§ **Task directions**: Print only the lines from the top of the data through the line with "0.55, 8.5, 4.6, 8, 2.2, 6, 17, 25, 2.9, 0.82];", both included, skipping every picture.

§ **Data for this exercise**:
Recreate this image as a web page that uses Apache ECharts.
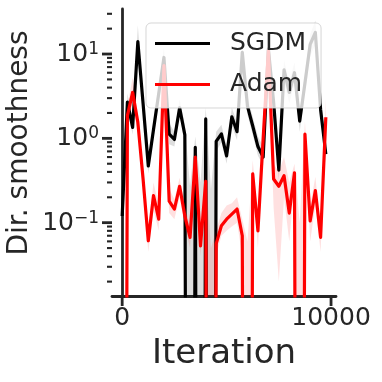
<!DOCTYPE html>
<html>
<head>
    <meta charset="utf-8">
    <title>Dir. smoothness</title>
    <script src="https://cdn.jsdelivr.net/npm/echarts@6/dist/echarts.min.js"></script>
    <style>
        html, body { margin: 0; padding: 0; background: #fff; }
        #chart { width: 382px; height: 382px; }
    </style>
</head>
<body>
<div id="chart"></div>
<script type="text/javascript">
    // values <= 0 get clipped to the bottom of the log axis, this stands in for them
    var C = 1e-20;

    var iters = [0, 250, 500, 750, 1000, 1250, 1500, 1750, 2000, 2250,
        2500, 2750, 3000, 3250, 3500, 3750, 4000, 4250, 4500, 4750,
        5000, 5250, 5500, 5750, 6000, 6250, 6500, 6750, 7000, 7250,
        7500, 7750, 8000, 8250, 8500, 8750, 9000, 9250, 9500, 9750];

    // SGDM mean and band
    var sgdm = [0.12, 2.7, 1.35, 14, 2.6, 0.47, 1.27, 3.4, 9.1, 1.12,
        0.97, 2.3, 1.1, C, 0.78, C, 1.7, C, 0.92, 1.13,
        0.62, 1.8, 1.2, 10.5, 2.4, 1.4, 0.8, 0.6, 11.5, 2.7,
        0.42, 6.5, 3.5, 6, 1.6, 4.5, 13, 18, 2.2, 0.65];
    var sgdmLo = [0.04, 2.2, 1.1, 10, 2.1, 0.38, 1.0, 2.8, 6.5, 0.85,
        0.8, 1.9, 0.85, C, 0.55, C, 1.2, C, 0.7, 0.9,
        0.5, 1.4, 0.95, 7.5, 1.9, 1.1, 0.62, 0.48, 8.5, 2.0,
        0.32, 4.8, 2.6, 4.5, 1.2, 3.4, 9.5, 13, 1.7, 0.52];
    var sgdmHi = [0.16, 3.4, 1.7, 22, 3.3, 0.6, 1.6, 4.3, 12, 1.5,
        1.2, 2.9, 1.45, 0.27, 1.05, 0.3, 2.3, 0.25, 1.2, 1.45,
        0.8, 2.3, 1.55, 14, 3.1, 1.8, 1.05, 0.8, 15, 3.6,
        0.55, 8.5, 4.6, 8, 2.2, 6, 17, 25, 2.9, 0.82];

    // Adam mean and band
    var adam = [C, 1.86, 3.5, 1.55, 0.33, 0.061, 0.21, 0.11, 7.3, 0.18,
        0.145, 0.27, 0.12, 0.067, 0.6, 0.053, 0.31, C, 0.056, 0.092,
        0.11, 0.126, 0.145, 0.07, C, 0.38, 0.08, 1.0, 11, 0.33,
        0.27, 0.36, 0.13, 0.39, C, 1.12, 0.105, 0.24, 0.067, 1.78];
    var adamLo = [C, 1.5, 2.6, 1.2, 0.25, 0.045, 0.14, 0.08, 5.5, 0.13,
        0.11, 0.2, 0.09, 0.05, 0.45, 0.04, 0.23, C, 0.04, 0.07,
        0.08, 0.09, 0.1, 0.04, C, 0.28, 0.05, 0.7, 8, 0.15,
        0.02, 0.2, 0.06, 0.28, C, 0.8, 0.06, 0.16, 0.045, 1.2];
    var adamHi = [C, 2.4, 5.3, 2.0, 0.45, 0.08, 0.3, 0.16, 9.5, 0.25,
        0.19, 0.34, 0.16, 0.09, 0.8, 0.07, 0.4, 0.05, 0.08, 0.13,
        0.16, 0.17, 0.2, 0.11, 0.06, 0.55, 0.12, 1.4, 20, 0.5,
        0.4, 0.6, 0.3, 0.5, 0.1, 1.6, 0.16, 0.35, 0.09, 3];

    // axis ticks
    var xTicks = [0, 10000];
    var yMajor = [0.1, 1, 10];
    var yMinor = [0.02, 0.03, 0.04, 0.05, 0.06, 0.07, 0.08, 0.09,
        0.2, 0.3, 0.4, 0.5, 0.6, 0.7, 0.8, 0.9,
        2, 3, 4, 5, 6, 7, 8, 9, 20, 30];

    var xMin = -487.5, xMax = 10237.5, yMin = 0.0135, yMax = 34.2;
    var ink = '#262626';
    var font = 'DejaVu Sans';

    function pairs(ys) {
        return iters.map(function (x, i) { return [x, ys[i]]; });
    }

    // one polygon for the whole band, built from the library's coords
    function bandRender(lo, hi, color) {
        return function (params, api) {
            if (params.dataIndex !== 0) return null;
            var pts = [];
            for (var i = 0; i < iters.length; i++) pts.push(api.coord([iters[i], hi[i]]));
            for (var j = iters.length - 1; j >= 0; j--) pts.push(api.coord([iters[j], lo[j]]));
            return {type: 'polygon', shape: {points: pts}, style: {fill: color}};
        };
    }

    var yTickData = yMajor.map(function (v) { return [xMin, v, 10]; })
        .concat(yMinor.map(function (v) { return [xMin, v, 5]; }));
    var xTickData = xTicks.map(function (v) { return [v, yMin]; });

    var myChart = echarts.init(document.getElementById('chart'), null, {renderer: 'canvas'});
    myChart.setOption({
        animation: false,
        backgroundColor: '#fff',
        grid: {left: 112, right: 46, top: 9, bottom: 86, containLabel: false, outerBoundsMode: 'none'},
        xAxis: {
            type: 'value', min: xMin, max: xMax,
            axisLine: {lineStyle: {color: ink, width: 2.8}},
            axisTick: {show: false},
            splitLine: {show: false},
            axisLabel: {
                margin: 10, fontSize: 25, fontFamily: font, color: ink,
                showMinLabel: false, showMaxLabel: false,
                formatter: function (v) { return xTicks.indexOf(v) >= 0 ? String(v) : ''; }
            },
            name: 'Iteration', nameLocation: 'middle', nameGap: 41,
            nameTextStyle: {fontSize: 34, fontFamily: font, color: ink}
        },
        yAxis: {
            type: 'log', logBase: 10, min: yMin, max: yMax,
            axisLine: {lineStyle: {color: ink, width: 2.8}},
            axisTick: {show: false},
            splitLine: {show: false},
            axisLabel: {
                margin: 13, color: ink, fontFamily: font,
                formatter: function (v) {
                    var e = Math.log10(v), r = Math.round(e);
                    if (Math.abs(e - r) > 1e-6) return '';
                    return '{b|10}{s|' + (r < 0 ? '\u2212' : '') + Math.abs(r) + '}';
                },
                rich: {
                    b: {fontSize: 25, fontFamily: font, color: ink, lineHeight: 26, verticalAlign: 'bottom'},
                    s: {fontSize: 17, fontFamily: font, color: ink, lineHeight: 17, verticalAlign: 'top'}
                }
            }
        },
        legend: {
            orient: 'vertical', left: 146, top: 23, z: 10, zlevel: 1,
            padding: [8, 15, 11, 9],
            icon: 'rect',
            itemWidth: 55, itemHeight: 3, itemGap: 16,
            backgroundColor: 'rgba(255,255,255,0.8)',
            borderColor: 'rgba(204,204,204,0.8)', borderWidth: 1, borderRadius: 5,
            textStyle: {fontSize: 25, lineHeight: 25, fontFamily: font, color: ink, padding: [0, 0, 0, 15]},
            data: ['SGDM', 'Adam']
        },
        graphic: [{
            type: 'text', x: 20, y: 143, rotation: Math.PI / 2,
            style: {text: 'Dir. smoothness', font: '28px "DejaVu Sans"', fill: ink,
                textAlign: 'center', textVerticalAlign: 'middle'}
        }],
        series: [
            {
                name: 'SGDM band', type: 'custom', clip: true, z: 1, silent: true,
                renderItem: bandRender(sgdmLo, sgdmHi, 'rgba(0,0,0,0.13)'),
                data: pairs(sgdm)
            },
            {
                name: 'SGDM', type: 'line', data: pairs(sgdm), symbol: 'none', z: 2,
                color: '#000000', clip: true,
                lineStyle: {color: '#000000', width: 3.2, join: 'round'}
            },
            {
                name: 'Adam band', type: 'custom', clip: true, z: 3, silent: true,
                renderItem: bandRender(adamLo, adamHi, 'rgba(255,0,0,0.12)'),
                data: pairs(adam)
            },
            {
                name: 'Adam', type: 'line', data: pairs(adam), symbol: 'none', z: 4,
                color: '#ff0000', clip: true,
                lineStyle: {color: '#ff0000', width: 3.2, join: 'round'}
            },
            {
                // y ticks, log minor ticks like matplotlib
                name: 'yticks', type: 'custom', clip: false, z: 5, silent: true,
                renderItem: function (params, api) {
                    var p = api.coord([api.value(0), api.value(1)]);
                    var len = api.value(2);
                    return {type: 'line', shape: {x1: p[0] - len, y1: p[1], x2: p[0], y2: p[1]},
                        style: {stroke: ink, lineWidth: len > 6 ? 2.8 : 2.1}};
                },
                data: yTickData
            },
            {
                name: 'xticks', type: 'custom', clip: false, z: 5, silent: true,
                renderItem: function (params, api) {
                    var p = api.coord([api.value(0), api.value(1)]);
                    return {type: 'line', shape: {x1: p[0], y1: p[1], x2: p[0], y2: p[1] + 10},
                        style: {stroke: ink, lineWidth: 2.8}};
                },
                data: xTickData
            }
        ]
    });
</script>
</body>
</html>
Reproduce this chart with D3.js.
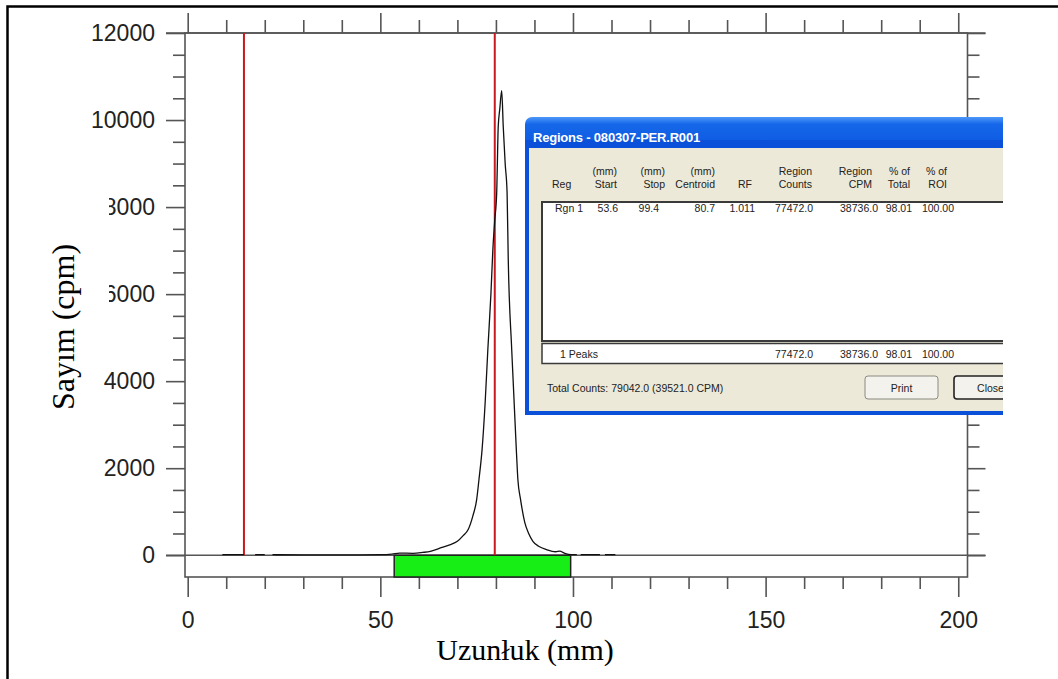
<!DOCTYPE html>
<html>
<head>
<meta charset="utf-8">
<title>Sayım (cpm) - Uzunluk (mm)</title>
<script src="https://cdn.jsdelivr.net/npm/d3@7"></script>
<style>
  html, body { margin: 0; padding: 0; background: #fff; }
  #chart { width: 1058px; height: 679px; }
</style>
</head>
<body>
<div id="chart"></div>
<script>
// Radio-TLC profile: position on strip (mm) vs counts (cpm). null = gap in trace.
var profileMm  = [9, 12, 14.6, 15.5, 17.5, 20, 21, 22, 30, 40, 50, 53, 55, 58.5, 61, 63, 66, 68, 70, 71.5, 72.8, 74, 75, 75.6, 76.4, 77.2, 77.9, 78.7, 79.2, 79.7, 80.2, 80.6, 81.0, 81.5, 81.9, 82.4, 82.9, 83.2, 84.1, 85.3, 85.7, 86.4, 87.5, 88.5, 89.6, 91.2, 93.1, 95.5, 96.6, 97.5, 98.3, 99.5, 101, 101.5, 102, 107, 107.6, 108.3, 111];
var profileCpm = [12, 12, 12, null, 12, 12, null, 12, 10, 10, 12, 25, 50, 45, 65, 90, 180, 240, 320, 450, 590, 900, 1280, 1740, 2420, 3500, 4720, 6000, 7016, 7700, 8326, 9850, 10250, 10675, 9850, 9000, 8326, 6800, 4720, 2420, 1740, 1280, 750, 500, 320, 200, 130, 80, 95, 60, 30, 15, 12, null, 12, 12, null, 12, 12];

var markerMm = [14.6, 79.7];       // origin / front lines
var regionMm = [53.6, 99.4];       // Rgn 1 start / stop

var yTicks = [0, 2000, 4000, 6000, 8000, 10000, 12000];
var xTicks = [0, 50, 100, 150, 200];
var xTitle = 'Uzunłuk (mm)';
var yTitle = 'Sayım (cpm)';

// Regions dialog contents
var dlgTitle = 'Regions - 080307-PER.R001';
var headRow1 = ['', '(mm)', '(mm)', '(mm)', '', 'Region', 'Region', '% of', '% of'];
var headRow2 = ['Reg', 'Start', 'Stop', 'Centroid', 'RF', 'Counts', 'CPM', 'Total', 'ROI'];
var regionRow = ['Rgn 1', '53.6', '99.4', '80.7', '1.011', '77472.0', '38736.0', '98.01', '100.00'];
var peaksRow = ['1 Peaks', '', '', '', '', '77472.0', '38736.0', '98.01', '100.00'];
var totalLine = 'Total Counts: 79042.0  (39521.0 CPM)';
var buttons = ['Print', 'Close'];

(function(d3) {

  var W = 1058, H = 679;
  var left = 185, right = 967.5, top = 33, bottom = 577;
  var axisColor = '#555';
  var sans = '"Liberation Sans", Arial, sans-serif';
  var serif = '"Liberation Serif", "Times New Roman", serif';

  var x = d3.scaleLinear().domain([-0.7, 202.4]).range([left, right]);
  var y = d3.scaleLinear().domain([-500, 12000]).range([bottom, top]);

  var svg = d3.select('#chart').append('svg')
    .attr('width', W)
    .attr('height', H);

  var defs = svg.append('defs');

  svg.append('rect').attr('width', W).attr('height', H).attr('fill', '#fff');

  // Outer frame (only top and left edges are in view).
  svg.append('path')
    .attr('d', 'M7.5,' + H + ' V6.5 H' + W)
    .attr('fill', 'none')
    .attr('stroke', '#000')
    .attr('stroke-width', 2.5);

  var xMinor = d3.range(0, 201, 10).filter(function(v) { return v % 50 !== 0; });
  var yMinor = d3.range(0, 12001, 500).filter(function(v) { return v % 2000 !== 0; });

  var drawAxis = function(axis, tx, ty) {
    var g = svg.append('g')
      .attr('transform', 'translate(' + tx + ',' + ty + ')')
      .call(axis);
    g.select('.domain').remove();
    g.attr('font-family', sans).attr('font-size', 23);
    g.selectAll('line').attr('stroke', axisColor).attr('stroke-width', 1.6);
    g.selectAll('text').attr('fill', '#222');
    return g;
  };

  // Left axis
  drawAxis(d3.axisLeft(y).tickValues(yTicks).tickSize(19).tickPadding(11).tickFormat(d3.format('d')), left, 0);
  drawAxis(d3.axisLeft(y).tickValues(yMinor).tickSize(12).tickFormat(''), left, 0);
  // Right axis
  drawAxis(d3.axisRight(y).tickValues(yTicks).tickSize(18).tickFormat(''), right, 0);
  drawAxis(d3.axisRight(y).tickValues(yMinor).tickSize(12).tickFormat(''), right, 0);
  // Bottom axis
  drawAxis(d3.axisBottom(x).tickValues(xTicks).tickSize(20).tickPadding(15).tickFormat(d3.format('d')), 0, bottom);
  drawAxis(d3.axisBottom(x).tickValues(xMinor).tickSize(12).tickFormat(''), 0, bottom);
  // Top axis
  drawAxis(d3.axisTop(x).tickValues(xTicks).tickSize(20).tickFormat(''), 0, top);
  drawAxis(d3.axisTop(x).tickValues(xMinor).tickSize(13).tickFormat(''), 0, top);

  // Plot frame, plus the 0 and 12000 lines running past both sides.
  svg.append('rect')
    .attr('x', left).attr('y', top)
    .attr('width', right - left).attr('height', bottom - top)
    .attr('fill', 'none')
    .attr('stroke', axisColor)
    .attr('stroke-width', 1.6);

  svg.selectAll('line.hline')
    .data([0, 12000])
    .enter().append('line')
    .attr('class', 'hline')
    .attr('x1', left - 19).attr('x2', right + 18)
    .attr('y1', function(d) { return y(d); })
    .attr('y2', function(d) { return y(d); })
    .attr('stroke', axisColor)
    .attr('stroke-width', 1.6);

  // Region bar below the baseline.
  svg.append('rect')
    .attr('x', x(regionMm[0]))
    .attr('y', y(0))
    .attr('width', x(regionMm[1]) - x(regionMm[0]))
    .attr('height', y(-500) - y(0))
    .attr('fill', '#16ee16')
    .attr('stroke', '#222')
    .attr('stroke-width', 1.5);

  // Red marker lines.
  svg.selectAll('line.marker')
    .data(markerMm)
    .enter().append('line')
    .attr('class', 'marker')
    .attr('x1', function(d) { return x(d); })
    .attr('x2', function(d) { return x(d); })
    .attr('y1', y(12000))
    .attr('y2', y(0))
    .attr('stroke', '#c8191e')
    .attr('stroke-width', 2);

  // Counts trace.
  var profile = profileMm.map(function(mm, i) { return { mm: mm, cpm: profileCpm[i] }; });

  var lineFunction = d3.line()
    .defined(function(d) { return d.cpm !== null; })
    .x(function(d) { return x(d.mm); })
    .y(function(d) { return y(d.cpm); })
    .curve(d3.curveMonotoneX);

  svg.append('path')
    .attr('d', lineFunction(profile))
    .attr('fill', 'none')
    .attr('stroke', '#111')
    .attr('stroke-width', 1.3);

  // White patch behind the y title (it clips the left of some tick labels).
  svg.append('rect')
    .attr('x', 40).attr('y', 190)
    .attr('width', 69).attr('height', 182)
    .attr('fill', '#fff');

  svg.append('text')
    .attr('transform', 'translate(74,327) rotate(-90)')
    .attr('text-anchor', 'middle')
    .attr('font-family', serif)
    .attr('font-size', 32)
    .attr('fill', '#000')
    .text(yTitle);

  svg.append('text')
    .attr('x', 525).attr('y', 660)
    .attr('text-anchor', 'middle')
    .attr('font-family', serif)
    .attr('font-size', 30)
    .attr('fill', '#000')
    .text(xTitle);

  // Regions dialog (cut off at the right).
  defs.append('clipPath').attr('id', 'dlgClip')
    .append('rect').attr('x', 520).attr('y', 110).attr('width', 483).attr('height', 310);

  var grad = defs.append('linearGradient').attr('id', 'titleGrad')
    .attr('x1', 0).attr('y1', 0).attr('x2', 0).attr('y2', 1);
  grad.append('stop').attr('offset', '0%').attr('stop-color', '#4d98f8');
  grad.append('stop').attr('offset', '18%').attr('stop-color', '#1667ea');
  grad.append('stop').attr('offset', '80%').attr('stop-color', '#0a58de');
  grad.append('stop').attr('offset', '100%').attr('stop-color', '#0847c6');

  var dlg = svg.append('g').attr('clip-path', 'url(#dlgClip)');

  dlg.append('rect')
    .attr('x', 525).attr('y', 117).attr('width', 520).attr('height', 40)
    .attr('rx', 7).attr('fill', 'url(#titleGrad)');
  dlg.append('rect')
    .attr('x', 525).attr('y', 140).attr('width', 520).attr('height', 275)
    .attr('fill', '#0a50d8');
  dlg.append('rect')
    .attr('x', 529).attr('y', 148).attr('width', 520).attr('height', 263)
    .attr('fill', '#ece9d8');

  dlg.append('text')
    .attr('x', 533).attr('y', 141.5)
    .attr('font-family', sans)
    .attr('font-weight', 'bold')
    .attr('font-size', 13)
    .attr('letter-spacing', -0.2)
    .attr('fill', '#fff')
    .text(dlgTitle);

  // list box and totals box
  dlg.append('rect')
    .attr('x', 542).attr('y', 202).attr('width', 500).attr('height', 139)
    .attr('fill', '#fff').attr('stroke', '#3a3a3a').attr('stroke-width', 2);
  dlg.append('rect')
    .attr('x', 542).attr('y', 343.5).attr('width', 500).attr('height', 20)
    .attr('fill', '#fff').attr('stroke', '#3a3a3a').attr('stroke-width', 1.5);

  var headRight = [552, 617, 665, 715, 752, 812, 872, 910, 947];
  var colRight = [555, 618, 659, 715, 755, 813, 878, 912, 954];

  var tableText = function(vals, xs, yPos, firstX) {
    vals.forEach(function(v, i) {
      if (!v) return;
      dlg.append('text')
        .attr('x', i === 0 ? firstX : xs[i])
        .attr('y', yPos)
        .attr('text-anchor', i === 0 ? 'start' : 'end')
        .attr('font-family', sans)
        .attr('font-size', 10.5)
        .attr('fill', '#222')
        .text(v);
    });
  };

  tableText(headRow1, headRight, 175, 552);
  tableText(headRow2, headRight, 188, 552);
  tableText(regionRow, colRight, 212, 555);
  tableText(peaksRow, colRight, 358, 560);

  dlg.append('text')
    .attr('x', 547).attr('y', 391.5)
    .attr('font-family', sans)
    .attr('font-size', 10.5)
    .attr('fill', '#222')
    .text(totalLine);

  var btnX = [865, 954];
  buttons.forEach(function(label, i) {
    dlg.append('rect')
      .attr('x', btnX[i]).attr('y', 376).attr('width', 73).attr('height', 23)
      .attr('rx', 3)
      .attr('fill', '#f3f2ec')
      .attr('stroke', i === 1 ? '#222' : '#8a8a80')
      .attr('stroke-width', i === 1 ? 1.6 : 1);
    dlg.append('text')
      .attr('x', btnX[i] + 36.5).attr('y', 391.5)
      .attr('text-anchor', 'middle')
      .attr('font-family', sans)
      .attr('font-size', 10.5)
      .attr('fill', '#222')
      .text(label);
  });

})(d3);
</script>
</body>
</html>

§ **Answer below**:
Recreate this image as a web page that uses Apache ECharts.
<!DOCTYPE html>
<html>
<head>
    <meta charset="utf-8">
    <title>Dir. smoothness</title>
    <script src="https://cdn.jsdelivr.net/npm/echarts@6/dist/echarts.min.js"></script>
    <style>
        html, body { margin: 0; padding: 0; background: #fff; }
        #chart { width: 382px; height: 382px; }
    </style>
</head>
<body>
<div id="chart"></div>
<script type="text/javascript">
    // values <= 0 get clipped to the bottom of the log axis, this stands in for them
    var C = 1e-20;

    var iters = [0, 250, 500, 750, 1000, 1250, 1500, 1750, 2000, 2250,
        2500, 2750, 3000, 3250, 3500, 3750, 4000, 4250, 4500, 4750,
        5000, 5250, 5500, 5750, 6000, 6250, 6500, 6750, 7000, 7250,
        7500, 7750, 8000, 8250, 8500, 8750, 9000, 9250, 9500, 9750];

    // SGDM mean and band
    var sgdm = [0.12, 2.7, 1.35, 14, 2.6, 0.47, 1.27, 3.4, 9.1, 1.12,
        0.97, 2.3, 1.1, C, 0.78, C, 1.7, C, 0.92, 1.13,
        0.62, 1.8, 1.2, 10.5, 2.4, 1.4, 0.8, 0.6, 11.5, 2.7,
        0.42, 6.5, 3.5, 6, 1.6, 4.5, 13, 18, 2.2, 0.65];
    var sgdmLo = [0.04, 2.2, 1.1, 10, 2.1, 0.38, 1.0, 2.8, 6.5, 0.85,
        0.8, 1.9, 0.85, C, 0.55, C, 1.2, C, 0.7, 0.9,
        0.5, 1.4, 0.95, 7.5, 1.9, 1.1, 0.62, 0.48, 8.5, 2.0,
        0.32, 4.8, 2.6, 4.5, 1.2, 3.4, 9.5, 13, 1.7, 0.52];
    var sgdmHi = [0.16, 3.4, 1.7, 22, 3.3, 0.6, 1.6, 4.3, 12, 1.5,
        1.2, 2.9, 1.45, 0.27, 1.05, 0.3, 2.3, 0.25, 1.2, 1.45,
        0.8, 2.3, 1.55, 14, 3.1, 1.8, 1.05, 0.8, 15, 3.6,
        0.55, 8.5, 4.6, 8, 2.2, 6, 17, 25, 2.9, 0.82];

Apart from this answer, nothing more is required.